Key Insights:
- CLARITY Act faces a crucial 14-day deadline for progress.
- Senator Tillis to release draft on stablecoin yields this week.
- Banks and crypto firms remain divided over yield rules.
As the CLARITY Act enters a critical 14-day period, the debate over stablecoin yields is back in focus. The latest report reveals that Senator Thom Tillis is expected to introduce new ideas under the CLARITY Act to tackle the issue.
Senator Tillis Targets Stablecoin Yields in CLARITY Act
In the latest crypto regulation news in the United States, Senator Thom Tillis is expected to release a draft agreement this week on stablecoin yields. The draft aims to reduce the ongoing tensions between banks and crypto firms.
Notably, Tillis’ draft will focus on addressing the debate over stablecoin yields. It will assess whether digital asset platforms should be allowed to offer yield or rewards on stablecoin holdings.

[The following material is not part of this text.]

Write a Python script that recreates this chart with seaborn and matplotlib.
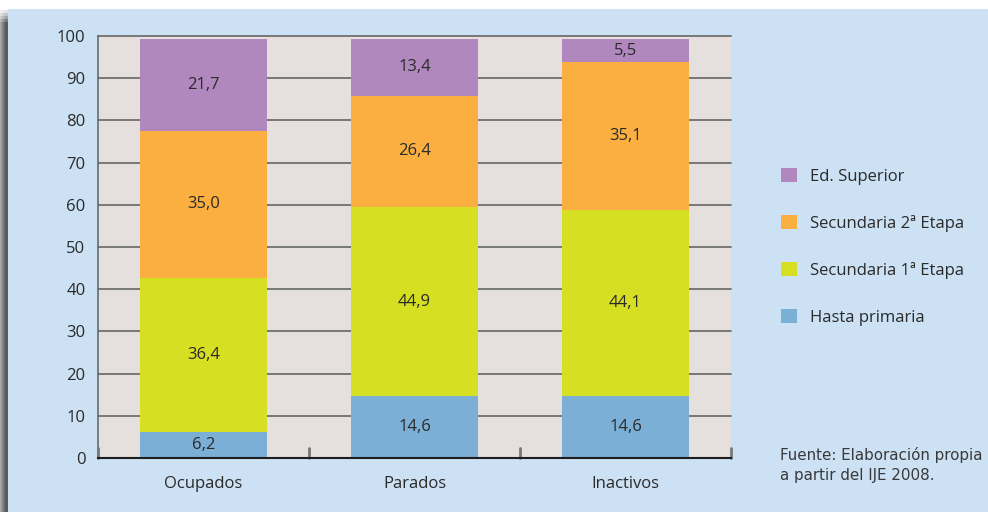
import numpy as np
import pandas as pd
import matplotlib
matplotlib.use("Agg")
import matplotlib.pyplot as plt
from matplotlib.patches import Rectangle, Patch
import seaborn as sns

# Nivel de estudios por situación laboral (%)
categorias = ["Ocupados", "Parados", "Inactivos"]
series = ["Hasta primaria", "Secundaria 1ª Etapa", "Secundaria 2ª Etapa", "Ed. Superior"]
hasta_primaria = [6.2, 14.6, 14.6]
secundaria_1 = [36.4, 44.9, 44.1]
secundaria_2 = [35.0, 26.4, 35.1]
ed_superior = [21.7, 13.4, 5.5]
y_ticks = [0, 10, 20, 30, 40, 50, 60, 70, 80, 90, 100]
fuente = "Fuente: Elaboración propia\na partir del IJE 2008."

colores = {
    "Hasta primaria": "#7BAFD6",
    "Secundaria 1ª Etapa": "#D6DF22",
    "Secundaria 2ª Etapa": "#FBAF40",
    "Ed. Superior": "#B088BE",
}

sns.set_theme(style="white")
plt.rcParams["font.family"] = ["Open Sans", "DejaVu Sans"]

valores = np.array([hasta_primaria, secundaria_1, secundaria_2, ed_superior])
acumulado = valores.cumsum(axis=0)
df = pd.DataFrame({
    "categoria": np.tile(categorias, len(series)),
    "serie": np.repeat(series, len(categorias)),
    "valor": valores.ravel(),
    "tope": acumulado.ravel(),
})

fig = plt.figure(figsize=(9.88, 5.12), dpi=100, facecolor="white")

# panel de fondo y sombra lateral
W, H = 988, 512
fig.patches.append(Rectangle((8 / W, 0), 1 - 8 / W, (H - 9) / H, transform=fig.transFigure,
                             facecolor="#CCE1F4", edgecolor="none", zorder=-10))
grises = [0.66, 0.60, 0.54, 0.48, 0.42, 0.37, 0.34, 0.36]
for i, g in enumerate(grises):
    fig.patches.append(Rectangle((i / W, 0), 1 / W, (H - 22) / H, transform=fig.transFigure,
                                 facecolor=(g, g, g), edgecolor="none", zorder=-10))
    # desvanecimiento en la parte superior de la sombra
    for k, a in enumerate([0.8, 0.55, 0.35, 0.18]):
        fig.patches.append(Rectangle((i / W, (H - 22 + 3 * k) / H), 1 / W, 3 / H,
                                     transform=fig.transFigure, facecolor=(g, g, g),
                                     alpha=a, edgecolor="none", zorder=-10))

ax = fig.add_axes([98 / W, 54 / H, (731 - 98) / W, (458 - 36) / H])
ax.set_zorder(1)
ax.set_facecolor("#E5E0DE")

# barras apiladas: se dibujan los acumulados de mayor a menor
for s in reversed(series):
    sub = df[df["serie"] == s]
    sns.barplot(data=sub, x="categoria", y="tope", order=categorias, color=colores[s],
                width=0.6, saturation=1, ax=ax, zorder=3, linewidth=0)

# etiquetas de valor en el centro de cada tramo
for j, cat in enumerate(categorias):
    base = 0
    for i, s in enumerate(series):
        v = valores[i, j]
        ax.text(j, base + v / 2, f"{v:.1f}".replace(".", ","), ha="center", va="center",
                fontsize=12, color="#2A2A2A", zorder=5)
        base += v

ax.set_xlim(-0.5, 2.5)
ax.set_ylim(0, 100)
ax.set_yticks(y_ticks)
ax.set_yticklabels([str(t) for t in y_ticks])
for t in y_ticks[1:]:
    ax.axhline(t, color="#707070", linewidth=1.3, zorder=1, clip_on=False)

ax.set_xticks([0, 1, 2])
ax.set_xticklabels(categorias)
ax.tick_params(axis="x", length=0, pad=13, labelsize=12, labelcolor="#2A2A2A")
ax.tick_params(axis="y", length=0, pad=9, labelsize=12, labelcolor="#2A2A2A")
ax.set_xlabel("")
ax.set_ylabel("")

# marcas de separación entre categorías
for xb in [-0.5, 0.5, 1.5, 2.5]:
    ax.plot([xb, xb], [0, 2.4], color="#777777", linewidth=2, zorder=4, clip_on=False)

for side in ["top", "right"]:
    ax.spines[side].set_visible(False)
ax.spines["left"].set_color("#6A6A6A")
ax.spines["left"].set_linewidth(1.2)
ax.spines["bottom"].set_color("#1E1E1E")
ax.spines["bottom"].set_linewidth(1.5)
ax.spines["bottom"].set_zorder(6)

handles = [Patch(facecolor=colores[s], edgecolor="none", label=s) for s in reversed(series)]
fig.legend(handles=handles, loc="upper left", bbox_to_anchor=(766 / W, 1 - 153 / H),
           frameon=False, fontsize=12, handlelength=0.96, handleheight=0.96,
           handletextpad=0.8, labelspacing=1.8, labelcolor="#2A2A2A")

fig.text(780 / W, 1 - 447 / H, fuente, ha="left", va="top", fontsize=10.9,
         color="#3A3A3A", family=["DejaVu Sans"], linespacing=1.4)

fig.savefig("out.png", dpi=100, facecolor=fig.get_facecolor())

“I think the language has come together well,” stated Tillis. He added, “If things proceed the way they are now, we’ll probably release the text publicly later this week.”
As the main issue in the CLARITY Act is the ongoing debate on the stablecoin yield proposal, Tillis’s statement is gaining attention. Lawmakers, banks, and crypto firms are all closely watching how this issue will be handled, as it could directly impact how stablecoins are used and offered in the market.
The current question is whether there is room for compromise. Even though the financial institutions have been stressing the potential danger to savings, cryptocurrency firms feel that it’s impossible for their industry to prosper without yield-bearing tools.
The draft by Tillis will come in handy at this point, and the coming days are critical in the whole process of regulating stablecoins.
Patrick Witt, executive director of the President’s Council of Advisors for Digital Assets, said that a key agreement on stablecoin yields seems to be staying in place. He explained that this agreement was important to move forward, as earlier progress had slowed due to concerns raised by the banking sector.
“We’re hopeful that the compromise that has been reached will be durable and will hold,” Witt stated. He added that fixing the yield issue was essential before they could move on to the remaining challenges.
CLARITY Act Enters Critical 14-Day Phase
This crypto regulation news comes amid a critical phase for the CLARITY Act. As of April 13, 2026, the Senate is back from its break, and the crypto bill is expected to be discussed in the Banking Committee later this month.
However, the exact date for this meeting has not been decided yet.

Senator Bill Hagerty confirmed that it will go before the Senate Banking Committee this week. However, if it doesn’t move forward by the end of April, the bill may never reach a full Senate vote.
In another major crypto regulation news, the CFTC has revealed its Task Force members. Now, the lawmakers have a two-week window to move the CLARITY Act before attention shifts to the midterm election.
Recent progress has improved momentum, with key industry resistance easing and growing support from both regulators and crypto leaders.
Regulatory agencies have also indicated they are ready to roll out the framework if the bill passes, adding to the urgency. However, if the CLARITY Act does not clear the committee by the end of April, it could be pushed aside for the rest of the year, making this a crucial moment for U.S. crypto policy.